|Foundation:||Easter Sunday, March 31, 1782|
|Also known as:||Mission by the Sea|
|Patron Name:||Named in honor of Saint Bonaventure, Doctor of the Church, a 13th century Franciscan, cardinal and renowned philosopher.|
|Founder:||Fray Junipero Serra|
|Padres First Assigned:||Fray Benito Cambon, Fray Vincente de Santa María and Fray Francisco Dumetz|
|Native Americans and the Mission:||San Buenaventura Mission was located in the land of the coastal Chumash Native Americans. After the establishment of the mission the neophytes were known as Ventureño. The descendants of the coastal Chumash today are known as the Barbareno/Ventureno Band of (Chumash) Indians.|
|Location:||The mission was located near the sizeable Indian village of Mitsquanaqa'n with about 500 inhabitants. San Buenaventura Mission is 70 miles north of Los Angeles in the city of San Buenaventura, which developed around the mission.|
|Blueprint:||The traditional Mission quadrangle blueprint remained standing as late as 1875. Today the slight four acre parcel is home to buildings from the nineteenth, twentieth and twenty-first centuries.|
|Water Source:||A seven-mile-long earth and masonry zanja or aqueduct brought water from the San Buenaventura River.|
|Population:||Within the first 45 years the missioin population climaxed to its highest recorded population: 1,328 in 1816. During the mission era there were 1,107 marriages performed at San Buenaventura.|
|Livestock:||In 1816 (the peak year) the mission had over 41,000 animals including 23,400 cattle, 12,144 sheep and 4,493 horses (one of the largest stables of horses in the mission chain.)|
|Agriculture:||From 1784 - 1834 the mission reported harvesting 191,291 bushels of wheat, barley, corn, beans, peas, lentils, garbanzos (chickpeas) and habas (broad beans).|
|Mission Church:||A small chapel preceded the first church that was destroyed by fire in 1793. The second church was dedicated in 1809, and reconstructed in 1816 after an earthquake. The church is made of adobe with walls are six foot thick near the base. The church had to be restored after it was "modernized" in 1893. Restoration was completed in 1957.|
|Mission Bells:||A three-tiered companario contains five bells, two of which were originally borrowed from Mission Santa Barbara. The two oldest bells date from 1781. The Verbum Domini bell cast in Paris in 1956 is heard throughout the day calling the faithful to prayer and to denote the hour and half hour.|
|Sacred Artistic Treasures:||The high altar and its reredos originated in Mexico and were installed when the church was dedicated in 1809. The Shrine of the Crucifixion on the left side of the church contains a four hundred-year old bulto and purportedly origniates from the Philippine Islands.|
|Special Attraction:||There is a well-landscaped garden with a fountain, stone grotto, and educational displays. The quaint mission museum (built in 1929) contains the original church doors and two original wooden bells, which were used during Holy Week when the metal bells were silent.|
|Significant Event:||Although the mission was evacuated for a month in 1818 because of the threat of a pirate attack by the Argentine privateer Hypolite Bouchard, the mission was nonetheless spared.|
|Secularized:||in 1836 by the Mexican Government|
|U.S. Territory:||1847 California became a U.S., Territory and the Mission returned to the Catholic Church in 1862 by a proclamation signed by President Abraham Lincoln.|
|Current Status:||Active Roman Catholic Parish in the Archdiocese of Los Angeles.|
San Buenaventura was intended to be the 3rd mission, but its founding was postponed for thirteen years, and so it became the 9th mission established.

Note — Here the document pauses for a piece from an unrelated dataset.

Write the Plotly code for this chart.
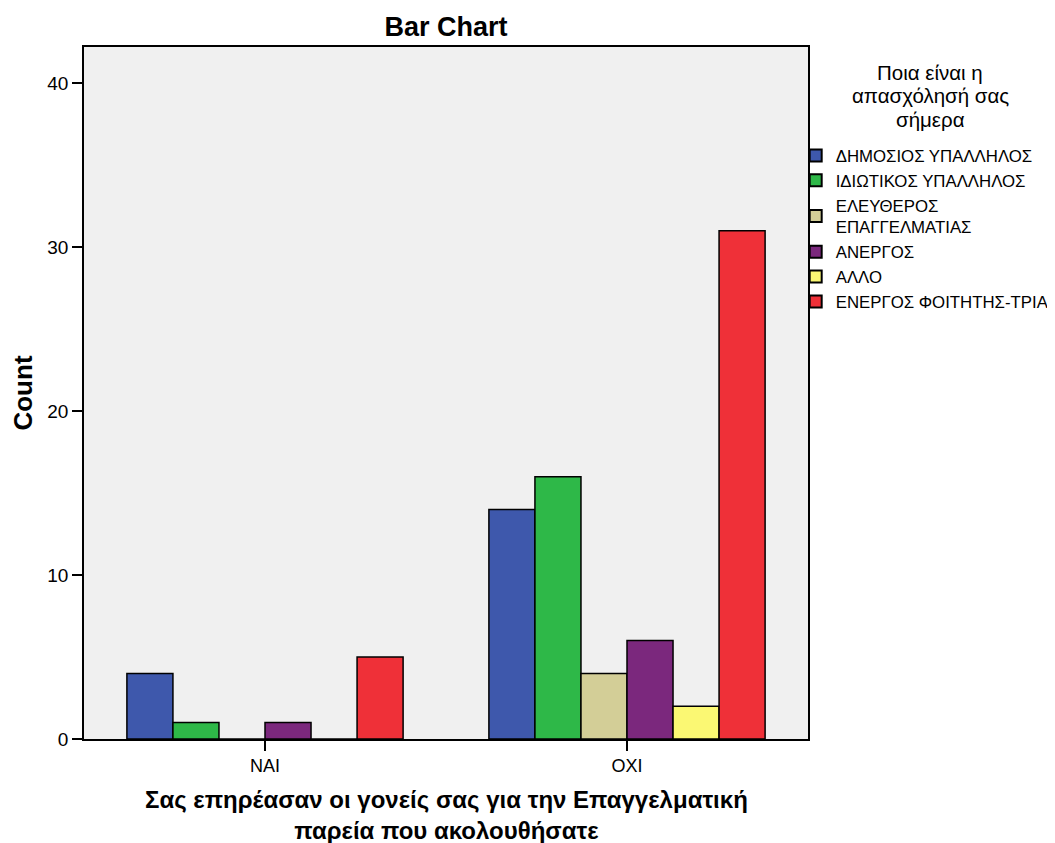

In the mission era whaling ships anchored near the mission to replenish their food lockers and trade for cured cattle hides (called Yankee Dollars)
Captain George Vancouver met Fr. Dumetz at the mission in 1793 and named Point Dume, between Point Mugu and Malibu, after the friar.
President and Mrs. William McKinley visited San /Buenavnetura Mission on May 10, 1901.
The twin 120-foot Norfolk pine trees in front of the mission (planted circa 1880) were designated California Millennium landmark trees by the American the Beautiful Fund in 2000.